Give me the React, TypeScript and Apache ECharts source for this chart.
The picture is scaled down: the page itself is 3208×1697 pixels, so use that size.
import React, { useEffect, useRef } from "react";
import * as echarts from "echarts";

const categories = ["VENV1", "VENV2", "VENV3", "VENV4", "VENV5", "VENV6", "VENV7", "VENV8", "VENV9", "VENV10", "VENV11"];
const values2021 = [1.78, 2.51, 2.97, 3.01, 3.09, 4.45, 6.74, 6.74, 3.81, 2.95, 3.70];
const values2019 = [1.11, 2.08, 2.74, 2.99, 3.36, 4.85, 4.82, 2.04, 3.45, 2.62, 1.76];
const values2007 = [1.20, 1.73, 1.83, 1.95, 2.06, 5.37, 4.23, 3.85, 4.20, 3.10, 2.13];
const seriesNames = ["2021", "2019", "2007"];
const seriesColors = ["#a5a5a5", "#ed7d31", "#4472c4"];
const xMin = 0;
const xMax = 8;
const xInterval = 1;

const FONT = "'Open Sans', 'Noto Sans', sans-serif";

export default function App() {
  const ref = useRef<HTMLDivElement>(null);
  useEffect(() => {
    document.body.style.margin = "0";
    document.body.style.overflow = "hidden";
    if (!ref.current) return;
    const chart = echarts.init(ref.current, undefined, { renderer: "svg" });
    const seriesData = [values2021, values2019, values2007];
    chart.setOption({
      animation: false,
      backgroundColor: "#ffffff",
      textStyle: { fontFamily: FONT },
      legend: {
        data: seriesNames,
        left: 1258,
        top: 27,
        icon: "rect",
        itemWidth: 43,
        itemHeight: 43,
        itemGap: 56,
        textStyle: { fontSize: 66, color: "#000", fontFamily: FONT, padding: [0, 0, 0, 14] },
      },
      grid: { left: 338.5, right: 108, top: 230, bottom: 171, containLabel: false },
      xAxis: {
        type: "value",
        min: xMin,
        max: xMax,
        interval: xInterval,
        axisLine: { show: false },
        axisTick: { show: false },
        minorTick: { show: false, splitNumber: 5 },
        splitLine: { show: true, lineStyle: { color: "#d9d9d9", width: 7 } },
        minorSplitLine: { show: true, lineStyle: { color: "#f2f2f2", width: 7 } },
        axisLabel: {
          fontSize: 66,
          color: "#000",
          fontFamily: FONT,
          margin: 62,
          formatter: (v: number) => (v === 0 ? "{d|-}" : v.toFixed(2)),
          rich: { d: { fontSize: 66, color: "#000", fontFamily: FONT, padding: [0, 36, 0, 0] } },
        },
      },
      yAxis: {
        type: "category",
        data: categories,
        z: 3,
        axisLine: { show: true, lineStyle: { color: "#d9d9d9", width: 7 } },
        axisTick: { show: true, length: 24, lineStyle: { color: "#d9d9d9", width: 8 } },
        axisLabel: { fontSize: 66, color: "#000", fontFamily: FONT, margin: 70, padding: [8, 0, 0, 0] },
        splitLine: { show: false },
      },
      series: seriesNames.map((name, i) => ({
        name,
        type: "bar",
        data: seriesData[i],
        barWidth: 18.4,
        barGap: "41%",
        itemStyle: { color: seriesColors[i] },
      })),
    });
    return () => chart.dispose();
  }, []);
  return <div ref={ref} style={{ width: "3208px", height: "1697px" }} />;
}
::::::::
Repeat the material in full, exactly as it stands.

* **RESULT OF THIS EXERCISE**
Give me the React, TypeScript and Apache ECharts source for this chart.
The picture is scaled down: the page itself is 3208×1697 pixels, so use that size.
import React, { useEffect, useRef } from "react";
import * as echarts from "echarts";

const categories = ["VENV1", "VENV2", "VENV3", "VENV4", "VENV5", "VENV6", "VENV7", "VENV8", "VENV9", "VENV10", "VENV11"];
const values2021 = [1.78, 2.51, 2.97, 3.01, 3.09, 4.45, 6.74, 6.74, 3.81, 2.95, 3.70];
const values2019 = [1.11, 2.08, 2.74, 2.99, 3.36, 4.85, 4.82, 2.04, 3.45, 2.62, 1.76];
const values2007 = [1.20, 1.73, 1.83, 1.95, 2.06, 5.37, 4.23, 3.85, 4.20, 3.10, 2.13];
const seriesNames = ["2021", "2019", "2007"];
const seriesColors = ["#a5a5a5", "#ed7d31", "#4472c4"];
const xMin = 0;
const xMax = 8;
const xInterval = 1;

const FONT = "'Open Sans', 'Noto Sans', sans-serif";

export default function App() {
  const ref = useRef<HTMLDivElement>(null);
  useEffect(() => {
    document.body.style.margin = "0";
    document.body.style.overflow = "hidden";
    if (!ref.current) return;
    const chart = echarts.init(ref.current, undefined, { renderer: "svg" });
    const seriesData = [values2021, values2019, values2007];
    chart.setOption({
      animation: false,
      backgroundColor: "#ffffff",
      textStyle: { fontFamily: FONT },
      legend: {
        data: seriesNames,
        left: 1258,
        top: 27,
        icon: "rect",
        itemWidth: 43,
        itemHeight: 43,
        itemGap: 56,
        textStyle: { fontSize: 66, color: "#000", fontFamily: FONT, padding: [0, 0, 0, 14] },
      },
      grid: { left: 338.5, right: 108, top: 230, bottom: 171, containLabel: false },
      xAxis: {
        type: "value",
        min: xMin,
        max: xMax,
        interval: xInterval,
        axisLine: { show: false },
        axisTick: { show: false },
        minorTick: { show: false, splitNumber: 5 },
        splitLine: { show: true, lineStyle: { color: "#d9d9d9", width: 7 } },
        minorSplitLine: { show: true, lineStyle: { color: "#f2f2f2", width: 7 } },
        axisLabel: {
          fontSize: 66,
          color: "#000",
          fontFamily: FONT,
          margin: 62,
          formatter: (v: number) => (v === 0 ? "{d|-}" : v.toFixed(2)),
          rich: { d: { fontSize: 66, color: "#000", fontFamily: FONT, padding: [0, 36, 0, 0] } },
        },
      },
      yAxis: {
        type: "category",
        data: categories,
        z: 3,
        axisLine: { show: true, lineStyle: { color: "#d9d9d9", width: 7 } },
        axisTick: { show: true, length: 24, lineStyle: { color: "#d9d9d9", width: 8 } },
        axisLabel: { fontSize: 66, color: "#000", fontFamily: FONT, margin: 70, padding: [8, 0, 0, 0] },
        splitLine: { show: false },
      },
      series: seriesNames.map((name, i) => ({
        name,
        type: "bar",
        data: seriesData[i],
        barWidth: 18.4,
        barGap: "41%",
        itemStyle: { color: seriesColors[i] },
      })),
    });
    return () => chart.dispose();
  }, []);
  return <div ref={ref} style={{ width: "3208px", height: "1697px" }} />;
}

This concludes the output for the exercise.